Mass Rapid Transit station in Singapore

Ubi MRT station (/ˈuːbi/ OO-bee) is an underground Mass Rapid Transit (MRT) station on the Downtown Line (DTL). Located in Geylang planning area, Singapore, the station is near the junction of Ubi Avenue 1 and Ubi Avenue 2. The station serves mainly industrial workers, and residents, in and around the Kampong Ubi estate. The word Ubi refers to ”tapioca” in Malay.

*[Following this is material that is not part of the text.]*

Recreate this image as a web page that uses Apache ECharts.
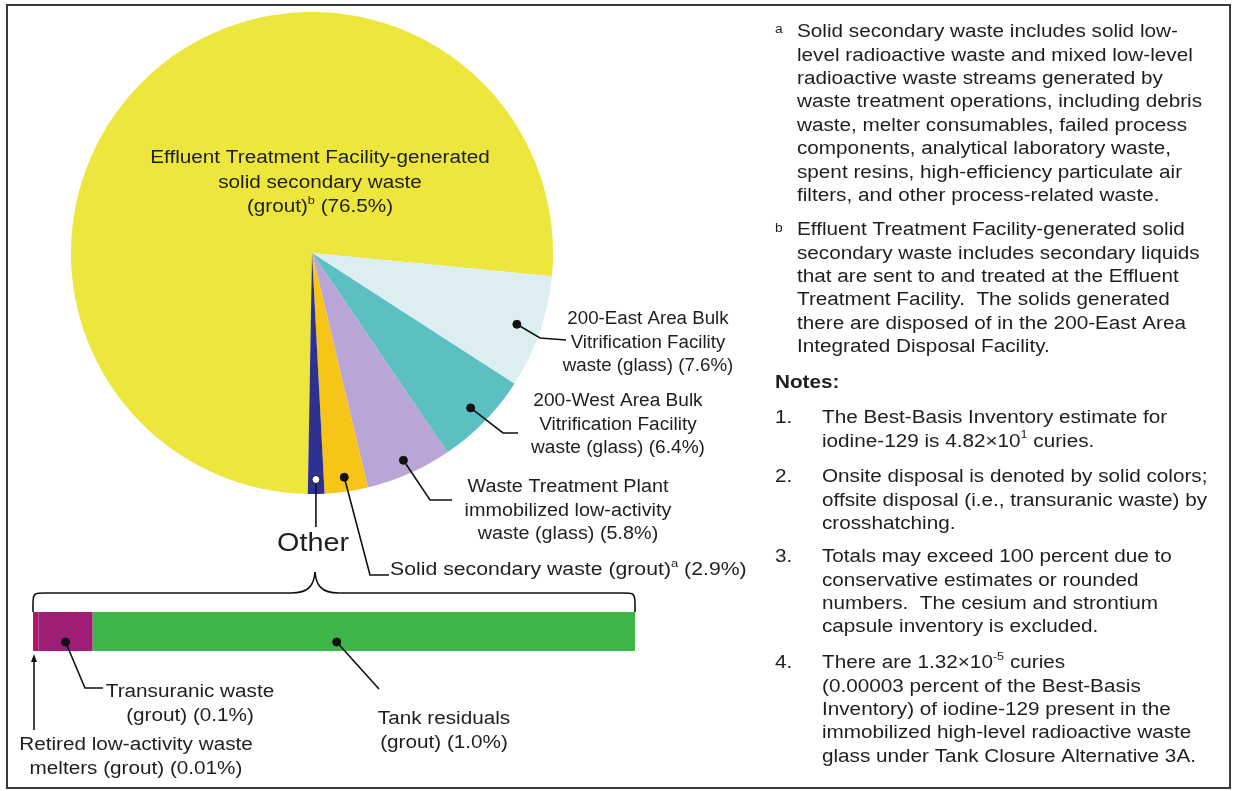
<!DOCTYPE html>
<html>
<head>
<meta charset="utf-8">
<script src="https://cdn.jsdelivr.net/npm/echarts@6/dist/echarts.min.js"></script>
<style>
  html, body { margin: 0; padding: 0; background: #fff; }
  #main { width: 1233px; height: 791px; }
</style>
</head>
<body>
<div id="main"></div>
<script>
// pie slices, clockwise from the bottom
const pieNames = [
  'Effluent Treatment Facility-generated solid secondary waste (grout)',
  '200-East Area Bulk Vitrification Facility waste (glass)',
  '200-West Area Bulk Vitrification Facility waste (glass)',
  'Waste Treatment Plant immobilized low-activity waste (glass)',
  'Solid secondary waste (grout)',
  'Other'
];
const pieValues = [76.5, 7.6, 6.4, 5.8, 2.9];
const pieColors = ['#ECE63D', '#DCEEF1', '#5CBFC1', '#B9A6D6', '#F7C518', '#2E3192'];

// breakdown of "Other"
const otherNames = ['Retired low-activity waste melters (grout)', 'Transuranic waste (grout)', 'Tank residuals (grout)'];
const otherValues = [0.01, 0.1, 1.0];

const otherTotal = otherValues.reduce((a, b) => a + b, 0);
const FONT = '"Liberation Sans", Arial, sans-serif';
const INK = '#1e1e1e';
const SX = 1.15; // the source lettering is a little wide

function hatch() {
  let c = document.createElement('canvas');
  c.width = 6; c.height = 6;
  let g = c.getContext('2d');
  g.fillStyle = '#B0176A';
  g.fillRect(0, 0, 6, 6);
  g.strokeStyle = '#7D2C8C';
  g.lineWidth = 1;
  g.beginPath();
  g.moveTo(0, 0); g.lineTo(6, 6);
  g.moveTo(6, 0); g.lineTo(0, 6);
  g.stroke();
  return c;
}
const otherColors = ['#B0176A', { image: hatch(), repeat: 'repeat' }, '#3DB64A'];

let chart = echarts.init(document.getElementById('main'));

let pieData = pieValues.concat([otherTotal]).map((v, i) => ({
  name: pieNames[i], value: v, itemStyle: { color: pieColors[i] }
}));

chart.setOption({
  animation: false,
  grid: { left: 33, top: 612, width: 602, height: 39 },
  xAxis: { type: 'value', min: 0, max: otherTotal, show: false },
  yAxis: { type: 'category', data: ['Other'], show: false },
  series: [{
    type: 'pie',
    center: [312, 253],
    radius: 241,
    startAngle: 269,
    silent: true,
    label: { show: false },
    labelLine: { show: false },
    emphasis: { disabled: true },
    itemStyle: { borderWidth: 0 },
    data: pieData
  }].concat(otherNames.map((n, i) => ({
    type: 'bar',
    name: n,
    stack: 'other',
    barWidth: '100%',
    silent: true,
    itemStyle: { color: otherColors[i] },
    data: [otherValues[i]]
  })))
});

// positions of marks, read back from the library layout
let layoutData = chart.getModel().getSeriesByIndex(0).getData();
function sliceDot(i, f) {
  let l = layoutData.getItemLayout(i);
  let a = (l.startAngle + l.endAngle) / 2;
  return [l.cx + l.r * f * Math.cos(a), l.cy + l.r * f * Math.sin(a)];
}
let cum = [0];
otherValues.forEach((v, i) => cum.push(cum[i] + v));
function barX(v) { return chart.convertToPixel({ gridIndex: 0 }, [v, 0])[0]; }
let barBottom = chart.convertToPixel({ gridIndex: 0 }, [0, 0])[1] + 19.5;

let g = [];
function text(x, y, str, opts, sx) {
  g.push({
    type: 'text', x: x, y: y, z: 100, scaleX: sx || SX,
    style: Object.assign({
      text: str, fill: INK, font: '18px ' + FONT,
      align: 'center', verticalAlign: 'middle', lineHeight: 24
    }, opts || {})
  });
}
function lead(pts) {
  g.push({ type: 'polyline', z: 100, shape: { points: pts }, style: { stroke: '#111', lineWidth: 1.6, fill: null } });
}
function dot(p, fill) {
  g.push({ type: 'circle', z: 101, shape: { cx: p[0], cy: p[1], r: 4 }, style: { fill: fill || '#111', stroke: '#111', lineWidth: 1 } });
}
const sup = { fontSize: 11, verticalAlign: 'top', fontFamily: FONT, fill: INK };

// frame
g.push({ type: 'rect', z: 90, shape: { x: 7, y: 5, width: 1223, height: 783 }, style: { fill: null, stroke: '#3a3a3a', lineWidth: 2 } });

// pie labels
text(320, 183, 'Effluent Treatment Facility-generated\nsolid secondary waste\n(grout){s|b} (76.5%)', { lineHeight: 24.5, rich: { s: sup } });

let p1 = sliceDot(1, 0.9);
lead([p1, [540, 338], [566, 340]]); dot(p1);
text(648, 343, '200-East Area Bulk\nVitrification Facility\nwaste (glass) (7.6%)', { lineHeight: 23.5 }, 1.04);

let p2 = sliceDot(2, 0.92);
lead([p2, [503, 433], [518, 433]]); dot(p2);
text(618, 425, '200-West Area Bulk\nVitrification Facility\nwaste (glass) (6.4%)', { lineHeight: 23.5 }, 1.06);

let p3 = sliceDot(3, 0.94);
lead([p3, [430, 500], [452, 500]]); dot(p3);
text(568, 511, 'Waste Treatment Plant\nimmobilized low-activity\nwaste (glass) (5.8%)', { lineHeight: 23.5 }, 1.1);

let p4 = sliceDot(4, 0.94);
lead([p4, [370, 575], [389, 575]]); dot(p4);
text(390, 570, 'Solid secondary waste (grout){s|a} (2.9%)', { align: 'left', rich: { s: sup } }, 1.18);

let p5 = sliceDot(5, 0.94);
lead([p5, [p5[0], 527]]); dot(p5, '#fff');
text(313, 544, 'Other', { font: '25px ' + FONT });

// brace over the bar
let bl = barX(0), br = barX(otherTotal), bm = 315;
let by = 593, bt = 612;
const braceStyle = { stroke: '#111', lineWidth: 1.6, fill: null };
g.push({ type: 'polyline', z: 100, style: braceStyle, shape: { points: [[bl, bt], [bl, by + 10]] } });
g.push({ type: 'bezierCurve', z: 100, style: braceStyle, shape: { x1: bl, y1: by + 10, cpx1: bl, cpy1: by, x2: bl + 12, y2: by, cpx2: bl + 2, cpy2: by } });
g.push({ type: 'polyline', z: 100, style: braceStyle, shape: { points: [[bl + 12, by], [bm - 24, by]] } });
g.push({ type: 'bezierCurve', z: 100, style: braceStyle, shape: { x1: bm - 24, y1: by, cpx1: bm - 6, cpy1: by, x2: bm, y2: 572, cpx2: bm - 1, cpy2: 585 } });
g.push({ type: 'bezierCurve', z: 100, style: braceStyle, shape: { x1: bm, y1: 572, cpx1: bm + 1, cpy1: 585, x2: bm + 24, y2: by, cpx2: bm + 6, cpy2: by } });
g.push({ type: 'polyline', z: 100, style: braceStyle, shape: { points: [[bm + 24, by], [br - 12, by]] } });
g.push({ type: 'bezierCurve', z: 100, style: braceStyle, shape: { x1: br - 12, y1: by, cpx1: br - 2, cpy1: by, x2: br, y2: by + 10, cpx2: br, cpy2: by } });
g.push({ type: 'polyline', z: 100, style: braceStyle, shape: { points: [[br, by + 10], [br, bt]] } });

// bar labels
let q1 = [(barX(cum[1]) + barX(cum[2])) / 2, barBottom - 9];
lead([q1, [85, 688], [103, 688]]); dot(q1);
text(190, 704, 'Transuranic waste\n(grout) (0.1%)');

let q2 = [barX(cum[2]) + (barX(cum[3]) - barX(cum[2])) * 0.45, barBottom - 9];
lead([q2, [379, 689]]); dot(q2);
text(444, 731, 'Tank residuals\n(grout) (1.0%)');

let ax = barX(0) + 1;
lead([[ax, barBottom + 10], [ax, 730]]);
g.push({ type: 'polygon', z: 100, shape: { points: [[ax, barBottom + 3], [ax - 3, barBottom + 11], [ax + 3, barBottom + 11]] }, style: { fill: '#111' } });
text(136, 757, 'Retired low-activity waste\nmelters (grout) (0.01%)');

// footnotes and notes on the right
const R = { font: '18px ' + FONT, align: 'left', verticalAlign: 'top', lineHeight: 23.4 };
const supR = Object.assign({}, R, { font: '12px ' + FONT });
text(775, 18, 'a', supR);
text(797, 20.5, 'Solid secondary waste includes solid low-\nlevel radioactive waste and mixed low-level\nradioactive waste streams generated by\nwaste treatment operations, including debris\nwaste, melter consumables, failed process\ncomponents, analytical laboratory waste,\nspent resins, high-efficiency particulate air\nfilters, and other process-related waste.', R);
text(775, 217, 'b', supR);
text(797, 218.5, 'Effluent Treatment Facility-generated solid\nsecondary waste includes secondary liquids\nthat are sent to and treated at the Effluent\nTreatment Facility.  The solids generated\nthere are disposed of in the 200-East Area\nIntegrated Disposal Facility.', R);
text(775, 371.5, 'Notes:', Object.assign({}, R, { font: 'bold 18px ' + FONT }));

text(775, 406.5, '1.', R);
text(822, 406.5, 'The Best-Basis Inventory estimate for\niodine-129 is 4.82×10{s|1} curies.', Object.assign({}, R, { rich: { s: sup } }));
text(775, 465.5, '2.', R);
text(822, 465.5, 'Onsite disposal is denoted by solid colors;\noffsite disposal (i.e., transuranic waste) by\ncrosshatching.', R);
text(775, 545.5, '3.', R);
text(822, 545.5, 'Totals may exceed 100 percent due to\nconservative estimates or rounded\nnumbers.  The cesium and strontium\ncapsule inventory is excluded.', R);
text(775, 651.5, '4.', R);
text(822, 651.5, 'There are 1.32×10{s|-5} curies\n(0.00003 percent of the Best-Basis\nInventory) of iodine-129 present in the\nimmobilized high-level radioactive waste\nglass under Tank Closure Alternative 3A.', Object.assign({}, R, { rich: { s: sup } }));

chart.setOption({ graphic: g });
</script>
</body>
</html>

It also provides easier access to two schools, Maha Bodhi School and Manjusri Secondary School. By 2022, the station will also serve the upcoming Ubi Grove neighbourhood.
It's the station with the shortest name.

==History==
The station was first announced on 20 August 2010 when the 16 stations of the 21 km Downtown Line Stage 3 (DTL3) from the River Valley (now Fort Canning) to Expo stations were unveiled. The line was expected to be completed in 2017. Contract 930 for the construction of Ubi station and associated tunnels was awarded to SK Engineering & Construction Co. Ltd at a sum of in April 2011. Construction of the station and the tunnels was scheduled to commence in the second quarter of this year and was targeted to be completed in 2017.

The station opened on 21 October 2017, as announced by the Land Transport Authority on 31 May 2017.